Aim:
Starting at the first line of the listing below, repeat each line up to and including the one containing "import plotly.graph_objects as go". Leave out pictures.

________________

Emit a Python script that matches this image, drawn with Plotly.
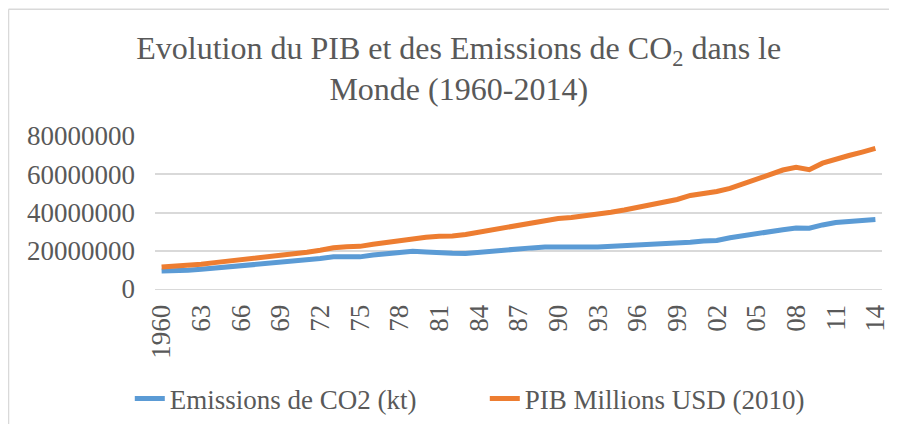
import plotly.graph_objects as go

years = list(range(1960, 2015))
co2_kt = [9.35e6, 9.45e6, 9.85e6, 10.3e6, 10.9e6, 11.3e6, 11.9e6, 12.3e6, 12.9e6, 13.7e6,
          14.7e6, 15.2e6, 15.9e6, 16.8e6, 16.8e6, 16.8e6, 17.8e6, 18.3e6, 18.6e6, 19.7e6,
          19.4e6, 18.9e6, 18.7e6, 18.6e6, 19.3e6, 19.9e6, 20.3e6, 20.8e6, 21.5e6, 21.9e6,
          22.1e6, 22.3e6, 22.0e6, 22.0e6, 22.3e6, 22.8e6, 23.3e6, 23.6e6, 23.8e6, 23.8e6,
          24.5e6, 25.1e6, 25.4e6, 26.8e6, 28.0e6, 29.0e6, 30.2e6, 31.0e6, 31.9e6, 31.8e6,
          33.5e6, 34.8e6, 35.3e6, 35.7e6, 36.3e6]
pib_musd = [11.5e6, 11.9e6, 12.4e6, 13.0e6, 13.8e6, 14.5e6, 15.3e6, 15.9e6, 16.8e6, 17.8e6,
            18.5e6, 19.2e6, 20.3e6, 21.6e6, 22.1e6, 22.3e6, 23.4e6, 24.4e6, 25.5e6, 26.5e6,
            27.0e6, 27.6e6, 27.7e6, 28.5e6, 29.7e6, 30.8e6, 31.8e6, 32.9e6, 34.4e6, 35.7e6,
            36.9e6, 37.4e6, 38.2e6, 38.8e6, 40.1e6, 41.3e6, 42.7e6, 44.2e6, 45.3e6, 46.8e6,
            48.9e6, 49.8e6, 51.0e6, 52.6e6, 54.9e6, 57.0e6, 59.5e6, 62.2e6, 63.6e6, 62.4e6,
            65.8e6, 68.0e6, 69.8e6, 71.6e6, 73.5e6]
tick_years = list(range(1960, 2015, 3))
tick_labels = ["1960", "63", "66", "69", "72", "75", "78", "81", "84", "87", "90",
               "93", "96", "99", "02", "05", "08", "11", "14"]
y_ticks = [0, 20000000, 40000000, 60000000, 80000000]

GRAY = "#595959"
BORDER = "#D9D9D9"
FONT = "Liberation Serif, Times New Roman, serif"

fig = go.Figure()
fig.add_trace(go.Scatter(x=years, y=co2_kt, mode="lines", name="Emissions de CO2 (kt)",
                         line=dict(color="#5B9BD5", width=5)))
fig.add_trace(go.Scatter(x=years, y=pib_musd, mode="lines", name="PIB Millions USD (2010)",
                         line=dict(color="#ED7D31", width=5)))

fig.update_layout(
    width=889, height=416,
    margin=dict(l=147, r=15, t=128, b=135, autoexpand=False),
    paper_bgcolor="white", plot_bgcolor="white",
    font=dict(family=FONT, size=27, color=GRAY),
    title=dict(text="Evolution du PIB et des Emissions de CO<sub>2</sub> dans le<br>Monde (1960-2014)",
               x=0.507, xanchor="center", xref="container",
               y=0.8777, yanchor="top", yref="container",
               font=dict(family=FONT, size=32, color=GRAY)),
    xaxis=dict(range=[1959.5, 2014.5], tickvals=tick_years, ticktext=tick_labels,
               tickangle=-90, showgrid=False, showline=True, linecolor=BORDER,
               linewidth=1, ticks="", ticklabelstandoff=4, zeroline=False,
               automargin=False,
               tickfont=dict(family=FONT, size=27, color=GRAY)),
    yaxis=dict(range=[0, 80000000], tickvals=y_ticks, tickformat="d",
               showgrid=True, gridcolor=BORDER, gridwidth=1.5, zeroline=False,
               ticks="", ticklabelstandoff=19, automargin=False,
               tickfont=dict(family=FONT, size=27, color=GRAY)),
    legend=dict(orientation="h", x=0.137, xanchor="left", xref="container",
                y=0.060, yanchor="middle", yref="container",
                font=dict(family=FONT, size=27, color=GRAY),
                entrywidth=310, entrywidthmode="pixels",
                traceorder="normal"),
    shapes=[
        dict(type="line", xref="paper", yref="paper", x0=-0.2015, x1=1.3,
             y0=1.828, y1=1.828, line=dict(color=BORDER, width=1.5), layer="above"),
        dict(type="line", xref="paper", yref="paper", x0=-0.2015, x1=-0.2015,
             y0=-1.3, y1=1.828, line=dict(color=BORDER, width=1.5), layer="above"),
    ],
)
fig.write_html("out.html")
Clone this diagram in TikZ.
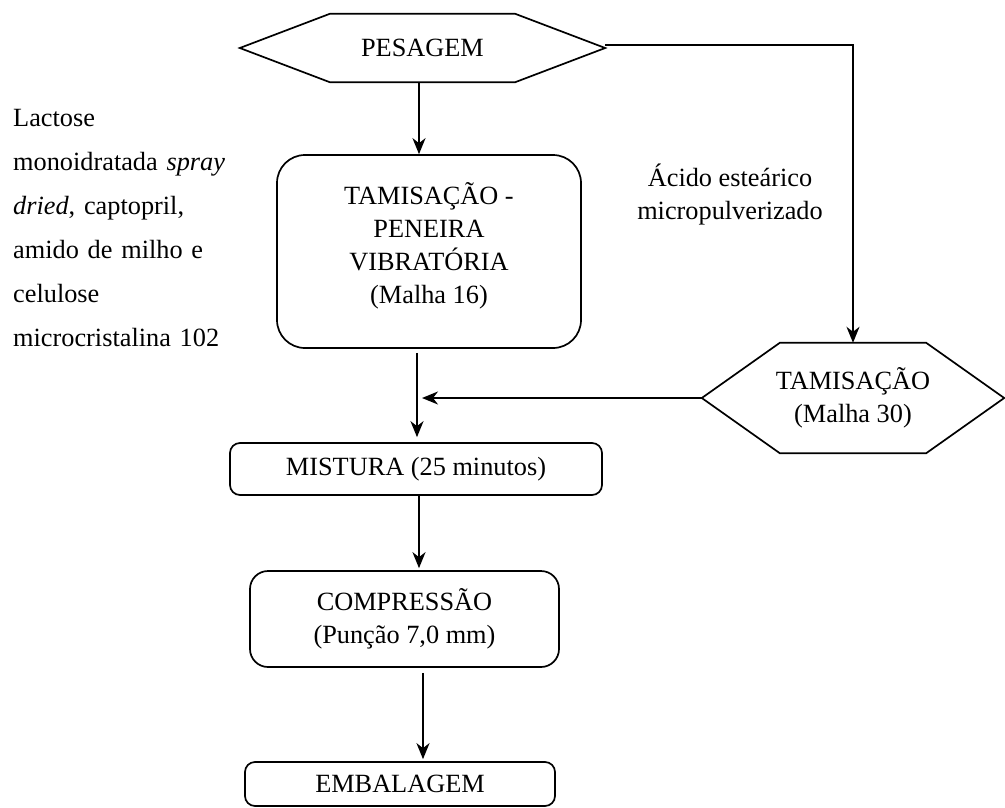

________________

Exercise response:
Emit a Python script that matches this image, drawn with Plotly.
import plotly.graph_objects as go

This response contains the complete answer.